[START]

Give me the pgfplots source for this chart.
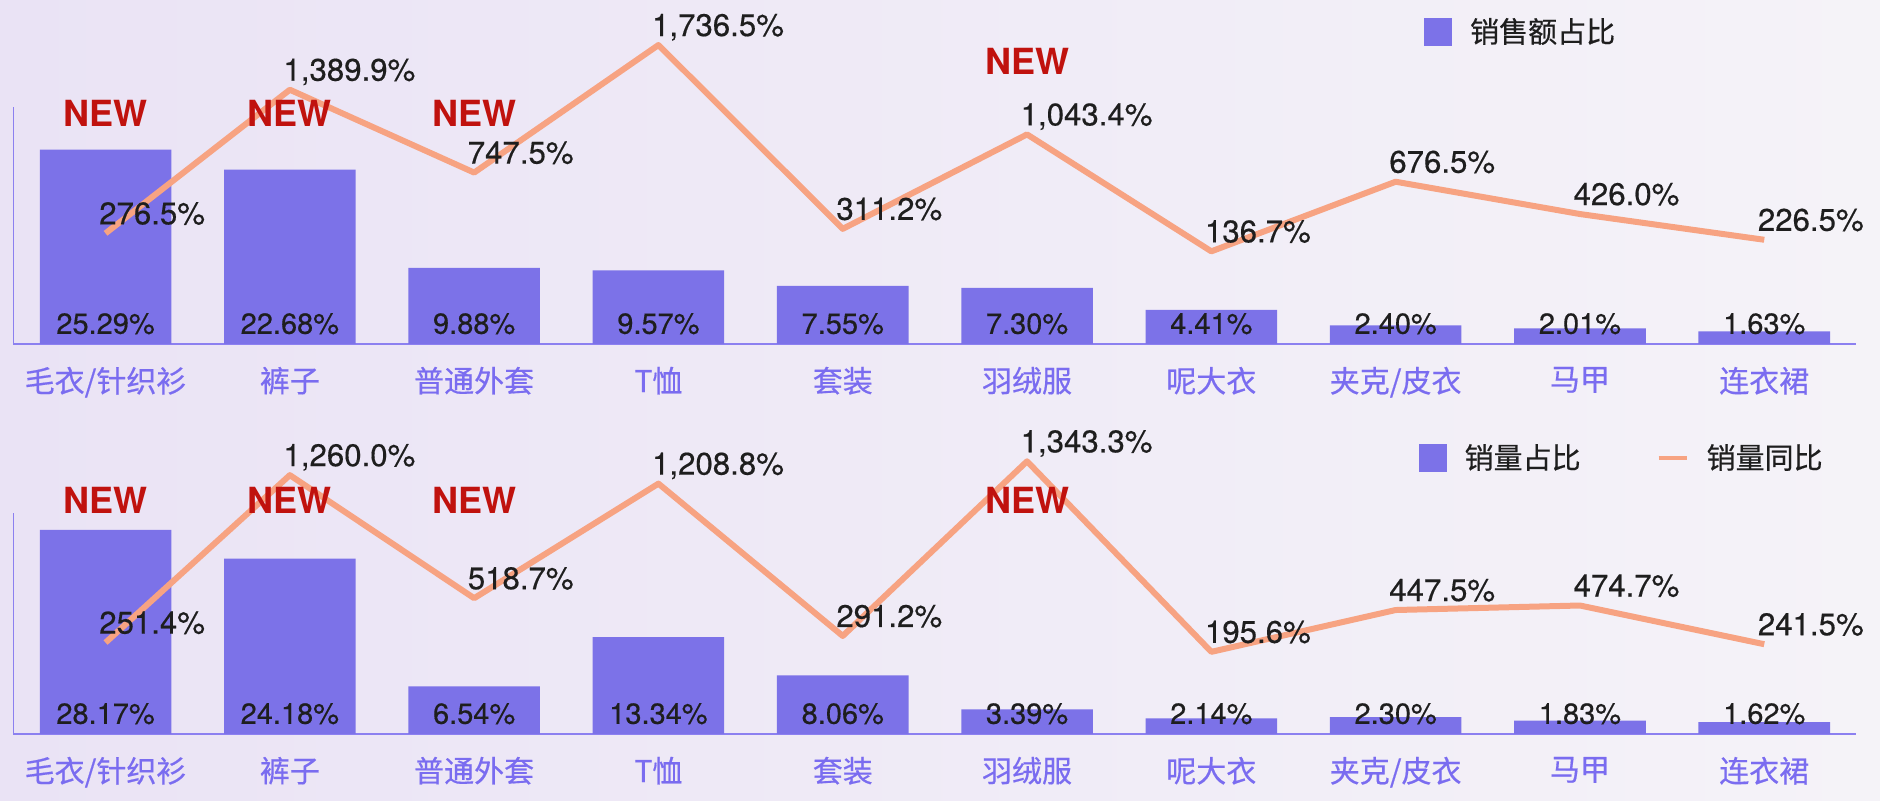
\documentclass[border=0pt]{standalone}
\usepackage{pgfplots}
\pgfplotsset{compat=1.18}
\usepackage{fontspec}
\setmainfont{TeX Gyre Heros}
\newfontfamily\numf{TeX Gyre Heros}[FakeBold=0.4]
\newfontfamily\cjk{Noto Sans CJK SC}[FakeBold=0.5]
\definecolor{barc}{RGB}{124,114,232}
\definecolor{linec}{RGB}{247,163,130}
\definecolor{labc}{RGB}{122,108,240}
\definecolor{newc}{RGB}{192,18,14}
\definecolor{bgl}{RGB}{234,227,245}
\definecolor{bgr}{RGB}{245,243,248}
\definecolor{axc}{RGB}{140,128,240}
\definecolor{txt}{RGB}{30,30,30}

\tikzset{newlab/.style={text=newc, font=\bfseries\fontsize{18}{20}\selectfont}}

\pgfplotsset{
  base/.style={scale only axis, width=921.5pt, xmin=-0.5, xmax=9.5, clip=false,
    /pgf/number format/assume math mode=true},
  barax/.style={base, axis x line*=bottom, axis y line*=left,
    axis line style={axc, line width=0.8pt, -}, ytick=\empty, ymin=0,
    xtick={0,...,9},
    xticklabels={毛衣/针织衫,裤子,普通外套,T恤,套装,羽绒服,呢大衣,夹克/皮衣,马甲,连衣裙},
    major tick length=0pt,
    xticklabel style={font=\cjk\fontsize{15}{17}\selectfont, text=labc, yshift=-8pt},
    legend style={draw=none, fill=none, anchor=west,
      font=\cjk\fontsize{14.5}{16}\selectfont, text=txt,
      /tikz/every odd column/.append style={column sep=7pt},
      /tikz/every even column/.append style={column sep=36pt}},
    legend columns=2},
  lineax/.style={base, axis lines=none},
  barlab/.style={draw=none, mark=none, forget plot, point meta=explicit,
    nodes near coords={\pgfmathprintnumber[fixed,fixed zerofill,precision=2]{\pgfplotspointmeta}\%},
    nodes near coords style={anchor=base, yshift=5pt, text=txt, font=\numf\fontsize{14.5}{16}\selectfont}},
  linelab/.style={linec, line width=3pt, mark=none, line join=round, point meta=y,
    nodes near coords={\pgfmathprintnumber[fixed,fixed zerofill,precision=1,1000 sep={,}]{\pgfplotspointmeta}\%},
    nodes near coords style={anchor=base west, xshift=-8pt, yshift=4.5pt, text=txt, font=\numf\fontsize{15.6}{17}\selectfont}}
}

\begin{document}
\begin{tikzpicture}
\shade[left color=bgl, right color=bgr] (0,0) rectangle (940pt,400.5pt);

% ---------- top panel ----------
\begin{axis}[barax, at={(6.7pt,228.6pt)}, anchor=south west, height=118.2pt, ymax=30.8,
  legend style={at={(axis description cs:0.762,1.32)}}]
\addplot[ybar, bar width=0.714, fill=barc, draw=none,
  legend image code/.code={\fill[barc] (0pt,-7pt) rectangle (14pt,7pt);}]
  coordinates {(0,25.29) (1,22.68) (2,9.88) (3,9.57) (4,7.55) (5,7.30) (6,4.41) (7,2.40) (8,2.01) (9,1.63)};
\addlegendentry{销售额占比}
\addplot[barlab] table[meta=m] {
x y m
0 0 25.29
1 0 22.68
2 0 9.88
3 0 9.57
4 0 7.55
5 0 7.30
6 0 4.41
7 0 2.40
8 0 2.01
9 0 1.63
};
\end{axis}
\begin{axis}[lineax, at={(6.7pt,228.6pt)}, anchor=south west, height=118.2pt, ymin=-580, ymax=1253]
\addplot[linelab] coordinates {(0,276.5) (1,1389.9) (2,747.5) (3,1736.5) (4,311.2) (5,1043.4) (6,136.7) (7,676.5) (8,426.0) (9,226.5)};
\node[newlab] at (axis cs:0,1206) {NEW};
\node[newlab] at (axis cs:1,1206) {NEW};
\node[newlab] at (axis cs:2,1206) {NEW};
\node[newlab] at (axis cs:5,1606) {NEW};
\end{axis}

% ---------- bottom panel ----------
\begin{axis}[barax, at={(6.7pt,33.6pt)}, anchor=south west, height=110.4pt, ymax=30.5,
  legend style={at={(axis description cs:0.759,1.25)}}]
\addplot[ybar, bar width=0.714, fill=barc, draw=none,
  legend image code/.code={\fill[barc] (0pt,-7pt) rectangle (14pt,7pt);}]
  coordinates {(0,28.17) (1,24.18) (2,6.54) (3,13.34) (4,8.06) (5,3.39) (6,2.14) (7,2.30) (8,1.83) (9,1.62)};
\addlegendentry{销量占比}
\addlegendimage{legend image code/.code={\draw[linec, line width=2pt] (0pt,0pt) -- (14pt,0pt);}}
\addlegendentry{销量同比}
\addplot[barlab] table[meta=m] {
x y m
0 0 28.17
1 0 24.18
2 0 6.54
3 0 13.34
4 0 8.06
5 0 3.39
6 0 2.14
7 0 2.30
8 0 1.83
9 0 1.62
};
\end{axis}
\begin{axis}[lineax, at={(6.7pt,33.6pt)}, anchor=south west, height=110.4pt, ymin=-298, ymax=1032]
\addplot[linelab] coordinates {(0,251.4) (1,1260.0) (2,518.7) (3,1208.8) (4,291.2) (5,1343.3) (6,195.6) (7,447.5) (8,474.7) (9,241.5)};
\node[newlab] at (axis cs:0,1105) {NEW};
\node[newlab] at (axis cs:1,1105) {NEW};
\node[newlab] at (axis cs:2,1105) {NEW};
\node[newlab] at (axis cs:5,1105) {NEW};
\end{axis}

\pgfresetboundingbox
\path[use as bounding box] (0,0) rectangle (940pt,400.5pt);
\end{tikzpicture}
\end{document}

[END]

- _Do this_: Quote the preceding listing precisely and completely, omitting its images.

- _Output for this exercise_:
Give me the pgfplots source for this chart.
\documentclass[border=0pt]{standalone}
\usepackage{pgfplots}
\pgfplotsset{compat=1.18}
\usepackage{fontspec}
\setmainfont{TeX Gyre Heros}
\newfontfamily\numf{TeX Gyre Heros}[FakeBold=0.4]
\newfontfamily\cjk{Noto Sans CJK SC}[FakeBold=0.5]
\definecolor{barc}{RGB}{124,114,232}
\definecolor{linec}{RGB}{247,163,130}
\definecolor{labc}{RGB}{122,108,240}
\definecolor{newc}{RGB}{192,18,14}
\definecolor{bgl}{RGB}{234,227,245}
\definecolor{bgr}{RGB}{245,243,248}
\definecolor{axc}{RGB}{140,128,240}
\definecolor{txt}{RGB}{30,30,30}

\tikzset{newlab/.style={text=newc, font=\bfseries\fontsize{18}{20}\selectfont}}

\pgfplotsset{
  base/.style={scale only axis, width=921.5pt, xmin=-0.5, xmax=9.5, clip=false,
    /pgf/number format/assume math mode=true},
  barax/.style={base, axis x line*=bottom, axis y line*=left,
    axis line style={axc, line width=0.8pt, -}, ytick=\empty, ymin=0,
    xtick={0,...,9},
    xticklabels={毛衣/针织衫,裤子,普通外套,T恤,套装,羽绒服,呢大衣,夹克/皮衣,马甲,连衣裙},
    major tick length=0pt,
    xticklabel style={font=\cjk\fontsize{15}{17}\selectfont, text=labc, yshift=-8pt},
    legend style={draw=none, fill=none, anchor=west,
      font=\cjk\fontsize{14.5}{16}\selectfont, text=txt,
      /tikz/every odd column/.append style={column sep=7pt},
      /tikz/every even column/.append style={column sep=36pt}},
    legend columns=2},
  lineax/.style={base, axis lines=none},
  barlab/.style={draw=none, mark=none, forget plot, point meta=explicit,
    nodes near coords={\pgfmathprintnumber[fixed,fixed zerofill,precision=2]{\pgfplotspointmeta}\%},
    nodes near coords style={anchor=base, yshift=5pt, text=txt, font=\numf\fontsize{14.5}{16}\selectfont}},
  linelab/.style={linec, line width=3pt, mark=none, line join=round, point meta=y,
    nodes near coords={\pgfmathprintnumber[fixed,fixed zerofill,precision=1,1000 sep={,}]{\pgfplotspointmeta}\%},
    nodes near coords style={anchor=base west, xshift=-8pt, yshift=4.5pt, text=txt, font=\numf\fontsize{15.6}{17}\selectfont}}
}

\begin{document}
\begin{tikzpicture}
\shade[left color=bgl, right color=bgr] (0,0) rectangle (940pt,400.5pt);

% ---------- top panel ----------
\begin{axis}[barax, at={(6.7pt,228.6pt)}, anchor=south west, height=118.2pt, ymax=30.8,
  legend style={at={(axis description cs:0.762,1.32)}}]
\addplot[ybar, bar width=0.714, fill=barc, draw=none,
  legend image code/.code={\fill[barc] (0pt,-7pt) rectangle (14pt,7pt);}]
  coordinates {(0,25.29) (1,22.68) (2,9.88) (3,9.57) (4,7.55) (5,7.30) (6,4.41) (7,2.40) (8,2.01) (9,1.63)};
\addlegendentry{销售额占比}
\addplot[barlab] table[meta=m] {
x y m
0 0 25.29
1 0 22.68
2 0 9.88
3 0 9.57
4 0 7.55
5 0 7.30
6 0 4.41
7 0 2.40
8 0 2.01
9 0 1.63
};
\end{axis}
\begin{axis}[lineax, at={(6.7pt,228.6pt)}, anchor=south west, height=118.2pt, ymin=-580, ymax=1253]
\addplot[linelab] coordinates {(0,276.5) (1,1389.9) (2,747.5) (3,1736.5) (4,311.2) (5,1043.4) (6,136.7) (7,676.5) (8,426.0) (9,226.5)};
\node[newlab] at (axis cs:0,1206) {NEW};
\node[newlab] at (axis cs:1,1206) {NEW};
\node[newlab] at (axis cs:2,1206) {NEW};
\node[newlab] at (axis cs:5,1606) {NEW};
\end{axis}

% ---------- bottom panel ----------
\begin{axis}[barax, at={(6.7pt,33.6pt)}, anchor=south west, height=110.4pt, ymax=30.5,
  legend style={at={(axis description cs:0.759,1.25)}}]
\addplot[ybar, bar width=0.714, fill=barc, draw=none,
  legend image code/.code={\fill[barc] (0pt,-7pt) rectangle (14pt,7pt);}]
  coordinates {(0,28.17) (1,24.18) (2,6.54) (3,13.34) (4,8.06) (5,3.39) (6,2.14) (7,2.30) (8,1.83) (9,1.62)};
\addlegendentry{销量占比}
\addlegendimage{legend image code/.code={\draw[linec, line width=2pt] (0pt,0pt) -- (14pt,0pt);}}
\addlegendentry{销量同比}
\addplot[barlab] table[meta=m] {
x y m
0 0 28.17
1 0 24.18
2 0 6.54
3 0 13.34
4 0 8.06
5 0 3.39
6 0 2.14
7 0 2.30
8 0 1.83
9 0 1.62
};
\end{axis}
\begin{axis}[lineax, at={(6.7pt,33.6pt)}, anchor=south west, height=110.4pt, ymin=-298, ymax=1032]
\addplot[linelab] coordinates {(0,251.4) (1,1260.0) (2,518.7) (3,1208.8) (4,291.2) (5,1343.3) (6,195.6) (7,447.5) (8,474.7) (9,241.5)};
\node[newlab] at (axis cs:0,1105) {NEW};
\node[newlab] at (axis cs:1,1105) {NEW};
\node[newlab] at (axis cs:2,1105) {NEW};
\node[newlab] at (axis cs:5,1105) {NEW};
\end{axis}

\pgfresetboundingbox
\path[use as bounding box] (0,0) rectangle (940pt,400.5pt);
\end{tikzpicture}
\end{document}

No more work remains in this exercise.